This 8-Year-Old NVIDIA GPU Humiliates Modern Cards in AI: Costs Just $100
Eight years after its debut, the NVIDIA Tesla V100 datacenter GPU is back in the spotlight thanks to a series of benchmarks focused on the local execution of AI LLM models. The tests, conducted by the Hardware Haven channel, show how a professional card based on the Volta architecture can still compete today with much more recent consumer solutions in specific AI-related workloads.
The Tesla V100 represented an important milestone for NVIDIA, being the first family designed exclusively for the datacenter sector and the first to adopt Tensor Cores, which are now a central element of the company's AI accelerations. The tested GPU is an SXM2 variant with 5120 CUDA Cores, 640 Tensor Cores, 16 GB of HBM2 memory on a 4096-bit bus, and a bandwidth of 898 GB/s. The declared TDP is 250 W, significantly lower than today's high-end AI platforms.
At the time of launch, the price of the Tesla V100 exceeded $10,000, while today, the used 16 GB versions can be found on the second-hand market for around $100. However, using an SXM2 GPU in a common desktop PC is not straightforward: the format requires dedicated SXM-to-PCIe adapters, specific power supply, and a custom cooling system.
In the test, a handcrafted thermal solution was necessary, using a 3D-printed duct and a dedicated Noctua fan, as the Tesla V100s are designed to operate in servers with passive cooling and controlled airflow. Combining the GPU, adapter, and modifications, the overall project cost exceeded $200.
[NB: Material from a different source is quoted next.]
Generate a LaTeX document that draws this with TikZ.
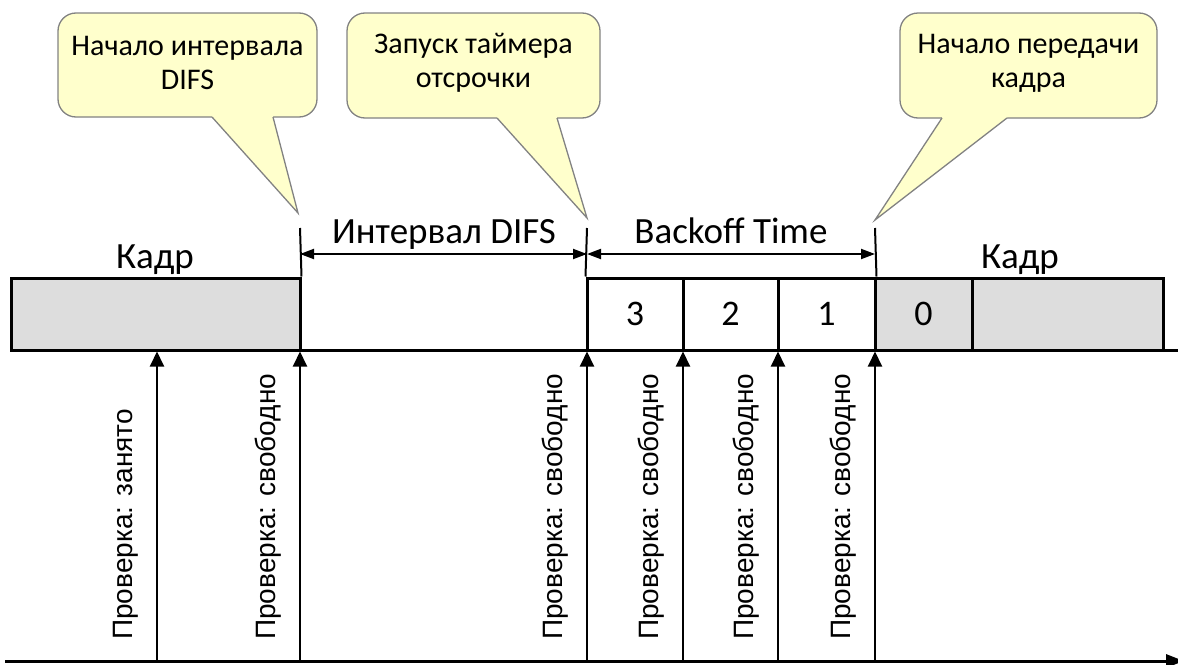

The results obtained with local LLM models are nonetheless interesting. In the benchmark with GPT-oss 20B, the V100 achieved about 130 tokens per second, compared to approximately 90 tokens/s recorded by the Radeon RX 7800 XT. Even against the GeForce RTX 3060 with 12 GB, the Volta solution showed a significant advantage in tests with Gemma4:e4b via Ollama and Open WebUI.
According to shared data, the V100 ensured a token generation speed that was 42% faster than the RTX 3060, while also maintaining better energy efficiency. When limiting both GPUs to 100 W, the datacenter card maintained a 41% advantage in the token/sec/watt ratio.
The results highlight how some previous-generation professional GPUs can still offer value in modern AI workloads, especially due to the presence of Tensor Cores and the high bandwidth of HBM2 memory. Nevertheless, several practical limitations remain due to the modifications required to make it work, which are not within reach for all users. The 32 GB versions of the Tesla V100, now sold for between $400 and $500, could also prove to be even more interesting for larger AI models, where VRAM capacity continues to represent one of the main operational constraints.